The Pequot War
In May 1637 the General Court in Connecticut declared an offensive war against the Pequot and raised a militia of ninety men for the war effort: thirty from Windsor, forty-two from Hartford, and eighteen from Wethersfield. They also draw on Mohegan and Narragansett forces who were keen to overthrow the Pequots' domination of the Connecticut River Valley and incorporate the Pequots' tributary network into their own communities.

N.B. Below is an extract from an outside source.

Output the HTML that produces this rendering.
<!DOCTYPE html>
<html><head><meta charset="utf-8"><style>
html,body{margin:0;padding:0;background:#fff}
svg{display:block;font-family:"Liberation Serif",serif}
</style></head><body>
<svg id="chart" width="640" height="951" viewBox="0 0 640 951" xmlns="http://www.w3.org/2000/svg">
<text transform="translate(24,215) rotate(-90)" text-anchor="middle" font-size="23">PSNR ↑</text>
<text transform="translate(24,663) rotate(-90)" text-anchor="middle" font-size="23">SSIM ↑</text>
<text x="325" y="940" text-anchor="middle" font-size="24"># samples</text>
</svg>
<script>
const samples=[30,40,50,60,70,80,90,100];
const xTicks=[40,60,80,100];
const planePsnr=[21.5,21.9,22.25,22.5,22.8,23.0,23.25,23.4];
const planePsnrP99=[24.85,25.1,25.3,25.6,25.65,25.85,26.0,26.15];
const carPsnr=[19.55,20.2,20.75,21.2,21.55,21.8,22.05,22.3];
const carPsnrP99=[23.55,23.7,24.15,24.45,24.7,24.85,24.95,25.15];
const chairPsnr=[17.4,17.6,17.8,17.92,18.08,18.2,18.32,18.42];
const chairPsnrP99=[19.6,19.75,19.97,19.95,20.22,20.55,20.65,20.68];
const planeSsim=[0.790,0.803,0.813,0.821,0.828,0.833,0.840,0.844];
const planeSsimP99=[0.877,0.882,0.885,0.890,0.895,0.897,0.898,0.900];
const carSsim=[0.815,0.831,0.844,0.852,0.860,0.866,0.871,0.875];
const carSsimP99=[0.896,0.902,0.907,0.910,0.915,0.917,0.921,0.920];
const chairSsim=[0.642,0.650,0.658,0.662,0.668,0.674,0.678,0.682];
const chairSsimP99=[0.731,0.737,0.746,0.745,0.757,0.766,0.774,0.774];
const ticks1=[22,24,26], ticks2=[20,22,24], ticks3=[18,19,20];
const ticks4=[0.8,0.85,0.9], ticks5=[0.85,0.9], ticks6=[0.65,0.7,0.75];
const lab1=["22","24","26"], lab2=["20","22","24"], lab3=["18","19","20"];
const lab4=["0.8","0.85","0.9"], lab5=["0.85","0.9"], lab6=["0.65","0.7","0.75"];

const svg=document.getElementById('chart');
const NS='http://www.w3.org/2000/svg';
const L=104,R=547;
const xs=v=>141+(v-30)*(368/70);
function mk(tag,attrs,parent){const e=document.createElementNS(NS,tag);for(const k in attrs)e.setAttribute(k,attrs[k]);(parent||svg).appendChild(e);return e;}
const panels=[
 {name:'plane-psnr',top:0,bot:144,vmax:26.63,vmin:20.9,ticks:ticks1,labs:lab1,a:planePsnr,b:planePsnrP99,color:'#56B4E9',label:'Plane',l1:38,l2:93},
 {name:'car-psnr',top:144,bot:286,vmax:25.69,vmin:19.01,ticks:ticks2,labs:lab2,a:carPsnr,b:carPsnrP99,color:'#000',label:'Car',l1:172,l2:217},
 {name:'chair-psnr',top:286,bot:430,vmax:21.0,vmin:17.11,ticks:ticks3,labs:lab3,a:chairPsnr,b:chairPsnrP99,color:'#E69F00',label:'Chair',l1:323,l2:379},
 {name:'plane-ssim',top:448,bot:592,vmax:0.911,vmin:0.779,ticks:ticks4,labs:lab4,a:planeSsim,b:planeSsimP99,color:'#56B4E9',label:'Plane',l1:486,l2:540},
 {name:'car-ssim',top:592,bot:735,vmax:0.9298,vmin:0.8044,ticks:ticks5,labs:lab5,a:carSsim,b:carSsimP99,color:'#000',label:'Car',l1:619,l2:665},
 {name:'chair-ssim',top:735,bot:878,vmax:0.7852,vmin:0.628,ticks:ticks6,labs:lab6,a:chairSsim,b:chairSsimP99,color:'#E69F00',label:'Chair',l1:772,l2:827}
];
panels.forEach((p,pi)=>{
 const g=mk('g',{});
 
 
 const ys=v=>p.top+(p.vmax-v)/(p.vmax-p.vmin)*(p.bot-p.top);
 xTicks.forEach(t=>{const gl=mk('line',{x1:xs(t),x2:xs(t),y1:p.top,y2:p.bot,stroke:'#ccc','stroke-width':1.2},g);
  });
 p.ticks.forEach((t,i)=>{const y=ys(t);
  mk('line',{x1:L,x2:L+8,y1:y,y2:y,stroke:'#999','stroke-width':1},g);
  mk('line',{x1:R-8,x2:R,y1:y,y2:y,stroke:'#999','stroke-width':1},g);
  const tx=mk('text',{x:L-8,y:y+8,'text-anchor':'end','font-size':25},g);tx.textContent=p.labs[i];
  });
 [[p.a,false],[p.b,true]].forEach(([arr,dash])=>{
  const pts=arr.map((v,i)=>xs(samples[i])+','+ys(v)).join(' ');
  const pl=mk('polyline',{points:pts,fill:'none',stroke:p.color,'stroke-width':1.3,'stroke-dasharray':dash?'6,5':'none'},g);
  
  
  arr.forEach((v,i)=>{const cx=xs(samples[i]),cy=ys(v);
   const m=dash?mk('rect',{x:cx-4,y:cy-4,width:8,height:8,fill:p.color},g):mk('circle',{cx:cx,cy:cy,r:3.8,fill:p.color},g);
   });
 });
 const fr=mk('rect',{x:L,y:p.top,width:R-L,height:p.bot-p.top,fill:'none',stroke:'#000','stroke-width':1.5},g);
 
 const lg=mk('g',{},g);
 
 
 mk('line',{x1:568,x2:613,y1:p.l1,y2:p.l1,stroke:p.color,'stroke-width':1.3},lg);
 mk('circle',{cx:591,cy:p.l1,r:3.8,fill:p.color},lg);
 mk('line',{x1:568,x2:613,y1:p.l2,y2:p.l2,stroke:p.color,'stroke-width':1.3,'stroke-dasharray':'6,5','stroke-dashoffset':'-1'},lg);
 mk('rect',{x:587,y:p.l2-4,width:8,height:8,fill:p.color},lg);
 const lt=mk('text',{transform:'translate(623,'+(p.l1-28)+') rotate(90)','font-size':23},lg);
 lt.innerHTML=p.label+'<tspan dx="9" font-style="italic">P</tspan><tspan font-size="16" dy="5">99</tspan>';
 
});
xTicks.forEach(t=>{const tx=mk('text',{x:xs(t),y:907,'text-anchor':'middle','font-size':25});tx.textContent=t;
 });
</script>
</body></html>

On May 26, the colonial forces committed an unprecedented massacre by trapping Pequot men, women, and children at their palisaded fort on the Mystic River. The colonists and their Native allies, the Narragansetts and Mohegans, first attempted to overwhelm the fort using swords and muskets. When this proved unsuccessful, Captains John Mason and John Underhill set the village on fire, ordering their troops to surround the fort and kill all who attempted to escape. They murdered at least four hundred Pequots, with some estimates rising as high as seven hundred. Historian Alfred Cave describes the Mystic Massacre as “an act of terrorism intended to break Pequot morale.” English-allied Narragansetts expressed horror at the ferocity of the attack and the decision to murder women and children rather than take them as captives who could be absorbed into Native communities.

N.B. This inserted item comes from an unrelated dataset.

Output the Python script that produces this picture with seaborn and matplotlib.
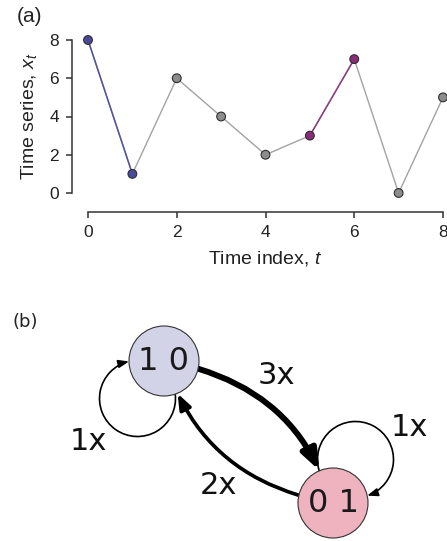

Connecticut attempted to cement their status as inheritors of the Pequots' tributary network and control the Pequot Country. In 1638, they used the Treaty of Hartford to end the war and demand that the Mohegans and Narragansetts pay Connecticut an annual tribute of wampum on behalf of the surviving Pequots living under their jurisdiction. These tribute payments of corn and wampum would help the colony survive its early years of hunger and would also act as a symbol of colonial authority over local Native communities. Tribute helped to reconcile Connecticut colonists' reality–their small population, their weakness compared to Massachusetts, and their hunger–with their ambitions for an expansive agricultural settler colony. Throughout the seventeenth century, Connecticut continued to demand Native tribute payments and used the profits to bolster the colonial state by paying soldiers, interpreters, and informants using tribute wampum.
Pequot land reclamation
The community of Pequot refugees who survived the Pequot War wanted to regain their homelands. One of their leaders, Robin Cassacinamon, launched a campaign of petitions and tribute payments to try and win over influential English allies. Many English colonists wanted ownership of the land itself, but some leaders decided that making the Pequot survivors their tributaries was a more strategic move because Native populations had valuable connections, resources, and knowledge that could be used to sustain the fledgling colony of Connecticut.